DAILY DOSE OF HOPE – BLOG – NAIMA LETT
LOSING ON PURPOSE
© NaimaLett.com/blog
© Bazuki Muhammad/Reuters, New York Times, photo source
Can’t make this stuff up.
8 OLYMPIANS – as in the BEST athletes in the world – have been disqualified for trying to lose their matches – on purpose.
Who knew badminton could be so scandalous?
Clutch the Queen’s pearls!
This VIDEO REPLAY reveals China’s Yu Yang and Wang Xiaoli and South Korean’s Jung Kyung Eun and Kim Ha Na competing for the World’s Top Worst Athlete: half-hitting the shuttlecock into the net (FYI: In my P.E. class in Augusta, Georgia, we called that feathered projectile a ‘birdie’), letting the birdie fall to the ground without even trying to return a serve, etc., obvious non-play.

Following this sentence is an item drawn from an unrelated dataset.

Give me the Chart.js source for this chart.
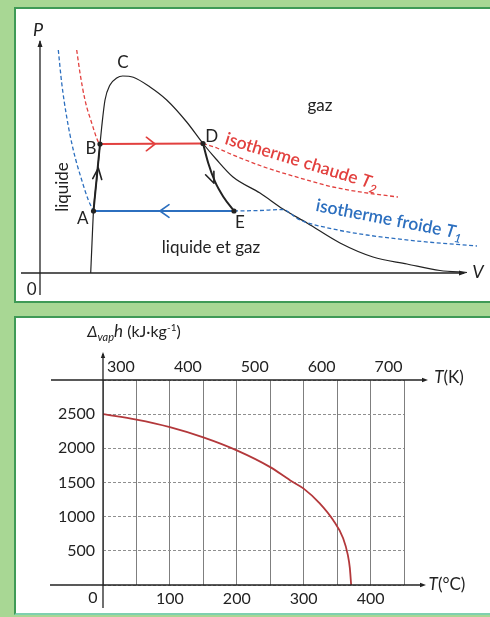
<!DOCTYPE html>
<html><head><meta charset="utf-8">
<script src="https://cdn.jsdelivr.net/npm/chart.js@4/dist/chart.umd.min.js"></script>
<style>
html,body{margin:0;padding:0;}
body{width:490px;height:617px;background:#a8d794;position:relative;overflow:hidden;font-family:Lato,sans-serif;}
.panel{position:absolute;background:#fff;border:2px solid #3f9a56;border-right:none;box-sizing:border-box;}
#p1{left:14px;top:7px;width:480px;height:296px;}
#p2{left:14px;top:316px;width:480px;height:299px;border-bottom-color:#7fd0b0;}
canvas{position:absolute;left:0;}
#c1{top:0;width:490px;height:300px;}
#c2{top:300px;width:490px;height:317px;}
</style></head><body>
<div class="panel" id="p1"></div><div class="panel" id="p2"></div>
<canvas id="c1" width="490" height="300"></canvas>
<canvas id="c2" width="490" height="317"></canvas>
<script>
// ===== Top diagram (Clapeyron P-V), arbitrary units =====
const DOME_V = [5.07, 5.2, 5.35, 5.7, 6.0, 6.17, 6.5, 7.0, 7.67, 8.27, 9.33, 11.0, 12.67, 14.67, 16.3, 17.6, 19.3, 22.0, 24.3, 26.7, 30.0, 33.3, 36.7, 40.0, 42.7];
const DOME_P = [0, 3.0, 6.2, 9.6, 12.9, 14.6, 17.3, 18.8, 19.5, 19.7, 19.57, 18.6, 17.3, 15.1, 12.95, 11.4, 9.6, 8.0, 6.4, 5.0, 3.0, 1.6, 0.9, 0.25, 0.05];
const HOT_LEFT_V = [3.67, 4.0, 4.5, 5.17, 5.83, 6.0];
const HOT_LEFT_P = [22.3, 20.0, 17.3, 15.0, 13.1, 12.9];
const HOT_RIGHT_V = [16.3, 17.7, 19.3, 22.7, 26.0, 29.3, 32.7, 35.8];
const HOT_RIGHT_P = [12.95, 12.5, 11.8, 10.5, 9.5, 8.6, 8.0, 7.6];
const COLD_LEFT_V = [1.83, 2.17, 2.67, 3.33, 4.17, 4.83, 5.2, 5.35];
const COLD_LEFT_P = [22.3, 19.0, 15.6, 12.3, 9.3, 7.3, 6.5, 6.2];
const COLD_RIGHT_V = [19.4, 22.0, 24.2, 26.0, 29.3, 32.7, 37.7, 43.7];
const COLD_RIGHT_P = [6.2, 6.25, 6.35, 5.3, 4.4, 3.8, 3.2, 2.7];
const PATH_AB_V = [5.35, 6.0];
const PATH_AB_P = [6.2, 12.9];
const PATH_BD_V = [6.0, 16.3];
const PATH_BD_P = [12.9, 12.95];
const PATH_DE_V = [16.3, 16.83, 17.5, 18.33, 19.4];
const PATH_DE_P = [12.95, 10.97, 9.13, 7.63, 6.2];
const PATH_EA_V = [19.4, 5.35];
const PATH_EA_P = [6.2, 6.2];
const STATE_NAMES = ['A', 'B', 'D', 'E'];
const STATE_V = [5.35, 6.0, 16.3, 19.4];
const STATE_P = [6.2, 12.9, 12.95, 6.2];

// ===== Bottom chart: enthalpy of vaporisation of water =====
const T_CELSIUS = [0, 50, 100, 150, 200, 250, 280, 300, 324, 344, 359, 366, 369, 371];
const DVAP_H = [2500, 2420, 2310, 2160, 1970, 1725, 1530, 1410, 1195, 950, 685, 440, 250, 0];
const Y_TICKS = [500, 1000, 1500, 2000, 2500];
const C_TICKS = [100, 200, 300, 400];
const K_TICKS = [300, 400, 500, 600, 700];

const zip = (xs, ys) => xs.map((x, i) => ({x, y: ys[i]}));
const INK = '#222';
const RED = '#e2403e';
const BLUE = '#2c6fbf';
const FONT = 'Lato, "Open Sans", sans-serif';

function arrowHead(ctx, x, y, ang, len, half) {
  ctx.save();
  ctx.translate(x, y); ctx.rotate(ang);
  ctx.beginPath();
  ctx.moveTo(0, 0); ctx.lineTo(-len, -half); ctx.lineTo(-len, half); ctx.closePath();
  ctx.fill();
  ctx.restore();
}
function chevron(ctx, x, y, ang, len, halfDeg, color, w) {
  const a = halfDeg * Math.PI / 180;
  ctx.save();
  ctx.strokeStyle = color; ctx.lineWidth = w; ctx.lineCap = 'round'; ctx.lineJoin = 'round';
  ctx.translate(x, y); ctx.rotate(ang);
  ctx.beginPath();
  ctx.moveTo(-len * Math.cos(a), -len * Math.sin(a));
  ctx.lineTo(0, 0);
  ctx.lineTo(-len * Math.cos(a), len * Math.sin(a));
  ctx.stroke();
  ctx.restore();
}
// rich text: parts = [{t, f, dy}] drawn left to right, centred on (x,y)
function rich(ctx, x, y, parts, color, ang) {
  ctx.save();
  ctx.fillStyle = color;
  ctx.textBaseline = 'alphabetic';
  ctx.textAlign = 'left';
  let w = 0;
  parts.forEach(p => { ctx.font = p.f; w += ctx.measureText(p.t).width; });
  ctx.translate(x, y);
  if (ang) ctx.rotate(ang);
  let cx = -w / 2;
  parts.forEach(p => { ctx.font = p.f; ctx.fillText(p.t, cx, p.dy || 0); cx += ctx.measureText(p.t).width; });
  ctx.restore();
}

// ---------- top chart ----------
const topPlugin = {
  id: 'topDeco',
  afterDatasetsDraw(chart) {
    const ctx = chart.ctx, xs = chart.scales.x, ys = chart.scales.y;
    const X = v => xs.getPixelForValue(v), Y = p => ys.getPixelForValue(p);
    ctx.save();
    ctx.strokeStyle = INK; ctx.fillStyle = INK; ctx.lineWidth = 1.3;
    // P axis
    ctx.beginPath(); ctx.moveTo(X(0), Y(-2.2)); ctx.lineTo(X(0), Y(23.2)); ctx.stroke();
    arrowHead(ctx, X(0), Y(23.3), -Math.PI / 2, 7, 2.5);
    // V axis
    ctx.beginPath(); ctx.moveTo(X(-1.9), Y(0)); ctx.lineTo(X(42.4), Y(0)); ctx.stroke();
    arrowHead(ctx, X(42.6), Y(0), 0, 7, 2.5);
    // path arrows
    const dirAng = (v0, p0, v1, p1) => Math.atan2(Y(p1) - Y(p0), X(v1) - X(v0));
    chevron(ctx, X(11.5), Y(12.9), 0, 11, 38, RED, 1.6);
    chevron(ctx, X(12.0), Y(6.2), Math.PI, 11, 35, BLUE, 1.6);
    chevron(ctx, X(5.83), Y(10.5), dirAng(5.35, 6.2, 6.0, 12.9), 12, 22, INK, 1.6);
    chevron(ctx, X(17.4), Y(8.97), dirAng(16.83, 10.97, 17.9, 8.4), 12, 22, INK, 1.6);
    // text labels
    ctx.textAlign = 'center'; ctx.textBaseline = 'middle';
    ctx.fillStyle = INK;
    ctx.font = 'italic 18px ' + FONT; ctx.fillText('P', X(-0.2), Y(24.3));
    ctx.fillText('V', X(43.8), Y(0.1));
    ctx.font = '17px ' + FONT;
    ctx.fillText('0', X(-0.83), Y(-1.7));
    ctx.fillText('C', X(8.3), Y(21.0));
    ctx.fillText('B', X(5.1), Y(12.4));
    ctx.fillText('A', X(4.27), Y(5.45));
    ctx.fillText('D', X(17.17), Y(13.63));
    ctx.fillText('E', X(20.0), Y(5.0));
    ctx.fillText('gaz', X(28.0), Y(16.7));
    ctx.fillText('liquide et gaz', X(17.1), Y(2.5));
    ctx.save(); ctx.translate(X(2.3), Y(8.6)); ctx.rotate(-Math.PI / 2); ctx.fillText('liquide', 0, 0); ctx.restore();
    rich(ctx, X(26.0), Y(10.6), [
      {t: 'isotherme chaude ', f: '600 17.5px ' + FONT},
      {t: 'T', f: 'italic 600 17.5px ' + FONT},
      {t: '2', f: 'italic 600 12px ' + FONT, dy: 4}], RED, 17 * Math.PI / 180);
    rich(ctx, X(34.8), Y(4.8), [
      {t: 'isotherme froide ', f: '600 17.5px ' + FONT},
      {t: 'T', f: 'italic 600 17.5px ' + FONT},
      {t: '1', f: 'italic 600 12px ' + FONT, dy: 4}], BLUE, 11 * Math.PI / 180);
    ctx.restore();
  }
};
const dashLine = (data, color) => ({data, showLine: true, borderColor: color, borderWidth: 1.3, borderDash: [4, 2.5], pointRadius: 0, cubicInterpolationMode: 'monotone', fill: false});
const solidLine = (data, color, w) => ({data, showLine: true, borderColor: color, borderWidth: w, pointRadius: 0, cubicInterpolationMode: 'monotone', fill: false});

new Chart(document.getElementById('c1'), {
  type: 'scatter',
  data: {datasets: [
    {data: zip(STATE_V, STATE_P), showLine: false, pointRadius: 2.6, pointBackgroundColor: INK, pointBorderWidth: 0},
    solidLine(zip(PATH_AB_V, PATH_AB_P), INK, 2),
    solidLine(zip(PATH_DE_V, PATH_DE_P), INK, 2),
    solidLine(zip(PATH_BD_V, PATH_BD_P), RED, 1.8),
    solidLine(zip(PATH_EA_V, PATH_EA_P), BLUE, 1.8),
    dashLine(zip(HOT_LEFT_V, HOT_LEFT_P), RED),
    dashLine(zip(HOT_RIGHT_V, HOT_RIGHT_P), RED),
    dashLine(zip(COLD_LEFT_V, COLD_LEFT_P), BLUE),
    dashLine(zip(COLD_RIGHT_V, COLD_RIGHT_P), BLUE),
    solidLine(zip(DOME_V, DOME_P), INK, 1.2)
  ]},
  options: {
    responsive: false, animation: false, devicePixelRatio: 1,
    layout: {padding: {left: 20, right: 10, top: 23, bottom: 7}},
    plugins: {legend: {display: false}, tooltip: {enabled: false}},
    scales: {
      x: {type: 'linear', min: -2, max: 44, display: false},
      y: {type: 'linear', min: -2, max: 25, display: false}
    },
    clip: false
  },
  plugins: [topPlugin]
});

// ---------- bottom chart ----------
const botPlugin = {
  id: 'botDeco',
  afterDraw(chart) {
    const ctx = chart.ctx, xs = chart.scales.x, ys = chart.scales.y, a = chart.chartArea;
    const x0 = xs.getPixelForValue(0), yTop = ys.getPixelForValue(3000), yBot = ys.getPixelForValue(0);
    ctx.save();
    ctx.strokeStyle = INK; ctx.fillStyle = INK; ctx.lineWidth = 1.3;
    // vertical axis
    ctx.beginPath(); ctx.moveTo(x0, yBot + 23); ctx.lineTo(x0, yTop - 26); ctx.stroke();
    arrowHead(ctx, x0, yTop - 28, -Math.PI / 2, 6, 2.2);
    // Kelvin axis
    ctx.beginPath(); ctx.moveTo(a.left - 52, yTop); ctx.lineTo(a.right + 21, yTop); ctx.stroke();
    arrowHead(ctx, a.right + 24, yTop, 0, 6, 2.2);
    // Celsius axis
    ctx.beginPath(); ctx.moveTo(a.left - 53, yBot); ctx.lineTo(a.right + 19, yBot); ctx.stroke();
    arrowHead(ctx, a.right + 22, yBot, 0, 6, 2.2);
    // labels
    ctx.textAlign = 'center'; ctx.textBaseline = 'middle';
    ctx.font = '16px ' + FONT; ctx.fillStyle = INK;
    ctx.fillText('0', x0 - 10, yBot + 13);
    rich(ctx, a.right + 45, yTop + 3, [
      {t: 'T', f: 'italic 17px ' + FONT}, {t: '(K)', f: '17px ' + FONT}], INK);
    rich(ctx, a.right + 43, yBot + 5, [
      {t: 'T', f: 'italic 17px ' + FONT}, {t: '(°C)', f: '17px ' + FONT}], INK);
    rich(ctx, x0 + 31, yTop - 43, [
      {t: 'Δ', f: 'italic 16px ' + FONT},
      {t: 'vap', f: 'italic 11px ' + FONT, dy: 4},
      {t: 'h', f: 'italic 17px ' + FONT},
      {t: ' (kJ·kg', f: '16px ' + FONT},
      {t: '-1', f: '10px ' + FONT, dy: -6},
      {t: ')', f: '16px ' + FONT}], INK);
    ctx.restore();
  }
};

new Chart(document.getElementById('c2'), {
  type: 'scatter',
  data: {datasets: [{
    data: zip(T_CELSIUS, DVAP_H), showLine: true, borderColor: '#b3383b', borderWidth: 1.8,
    pointRadius: 0, cubicInterpolationMode: 'monotone', fill: false
  }]},
  options: {
    responsive: false, animation: false, devicePixelRatio: 1,
    layout: {padding: {left: 53, right: 86, top: 40, bottom: 7}},
    plugins: {legend: {display: false}, tooltip: {enabled: false}},
    scales: {
      x: {
        type: 'linear', position: 'bottom', min: 0, max: 450,
        afterFit: s => { s.height = 25; },
        afterBuildTicks: s => { s.ticks = []; for (let v = 0; v <= 450; v += 50) s.ticks.push({value: v}); },
        ticks: {autoSkip: false, maxRotation: 0, padding: 4, color: INK, font: {family: FONT, size: 16},
          callback: v => C_TICKS.includes(v) ? String(v) : ''},
        grid: {color: '#7f7f7f', lineWidth: 1, drawTicks: false},
        border: {display: false}
      },
      x2: {
        type: 'linear', position: 'top', min: 273.15, max: 723.15,
        afterFit: s => { s.height = 40; },
        afterBuildTicks: s => { s.ticks = K_TICKS.map(v => ({value: v})); },
        ticks: {autoSkip: false, maxRotation: 0, padding: 4, color: INK, font: {family: FONT, size: 16}},
        grid: {display: false, drawTicks: false},
        border: {display: false}
      },
      y: {
        type: 'linear', min: 0, max: 3000,
        afterFit: s => { s.width = 50; },
        afterBuildTicks: s => { s.ticks = []; for (let v = 0; v <= 3000; v += 500) s.ticks.push({value: v}); },
        ticks: {autoSkip: false, padding: 8, color: INK, font: {family: FONT, size: 16},
          callback: v => Y_TICKS.includes(v) ? String(v) : ''},
        grid: {color: '#8f8f8f', lineWidth: 1, drawTicks: false},
        border: {display: false, dash: [3, 2]}
      }
    }
  },
  plugins: [botPlugin]
});
</script>
</body></html>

I am adamantly against “booing” people, seeing firsthand how booing devastated several artists when I went to a taping of Harlem’s Showtime at the Apollo. But by the time the audience of PAYING customers started booing China and South Korea in the video, I was booing too.
Boo!
Boo!
Fans paid as much as £75.00 per ticket for the best seats in the preliminary rounds; £20 – 35 for the nosebleeds. That’s between $31 – $117 US dollars. How would you like to spend over a hundred dollars to see two teams try to lose?
Boo!
And then they’re in Britain, where the doggone sport originated during the 17th – 18th century! Historical 1800’s drawings show women in bonnets playing badminton’s precursor, battledore and shuttlecock, a game dating back to ancient Greece. And unlike Americans like myself who had one 6-weeks training of badminton in high school P.E. class, most of the British audience in that Olympic arena would’ve played the game from childhood. They LOVE the game. And they KNEW the game they were experiencing was being thrown.
Boo!
But before we get too boo happy, I have to ask the question, do we sometimes intentionally try to lose on purpose?
How many times do we sabotage our relationships?
Or slack off on the job, hoping to be ‘let go’ instead of having to ‘quit’, but we’ve already quit?
How many times do we non-commit because we’re afraid to fail and even more afraid to succeed?
Last Sunday, I preached a sermon called “Run to Win” based on Apostle Paul’s first letter to the Corinthians, Chapter 9:24-27.
Paul makes an analogy that those who compete in the ancient Olympic games do so to win a perishable wreath (our equivalent of a gold medal); but followers of Christ are out to win an imperishable reward. He says that he doesn’t run without aim or box the air, but trains and disciplines his own body in order to win. Paul says, “Run in such a way that you may win.”
We’ll unpack that scripture more when we get to Track and Field, as it has more direct correlation there, but Paul’s point is that nobody goes into a top athletic competition to lose. That’s absurd.
We are to compete to win.
Us. China. South Korea.
The teams who tried to lose on purpose did so in preliminary rounds in an attempt to rig their chances of winning in later rounds. The Chinese team apparently did not want to play their top Chinese team, which would’ve happened if they won the match against the South Koreans. Instead of China playing China and knocking each other out in a quarter final, they wanted to play other teams and have a chance to win gold and silver.
One problem:
Everyone can SEE you trying to LOSE.
We SEE you!
Isn’t it that way with us too?
Everyone can SEE you trying to LOSE.
Let’s stop the madness. Losing is not cute.
Compete to win.
Give it all you got.
Go out fighting.
Our Fab Five gymnasts fought for their gold medals – flying, tumbling, twisting, vaulting in the stratosphere. Yesterday, USA’s Nathan Adrian out-touched Australia’s James Magnussen by one-hundredth of a second to win gold in the 100m freestyle – 1/100 of a second!!!
That’s what we expect from our world’s top athletes, especially since there were so many other athletes knocked out of competing along the way. When we get to the Olympic stage, you’ve got to bring it.
Would we change the way we approach life if folks could boo us when they saw we weren’t giving it our best?
Would our relationships change if our spouses and significant others could boo us when we decide not to give them 100%?
Would my sermons change if folks started booing midway through if they thought I had not given it my all?
Something to ponder.
Let it never be said that we lose on purpose.
Let’s compete to win,
Naima
Anything you want to give your all to? Does this encourage you?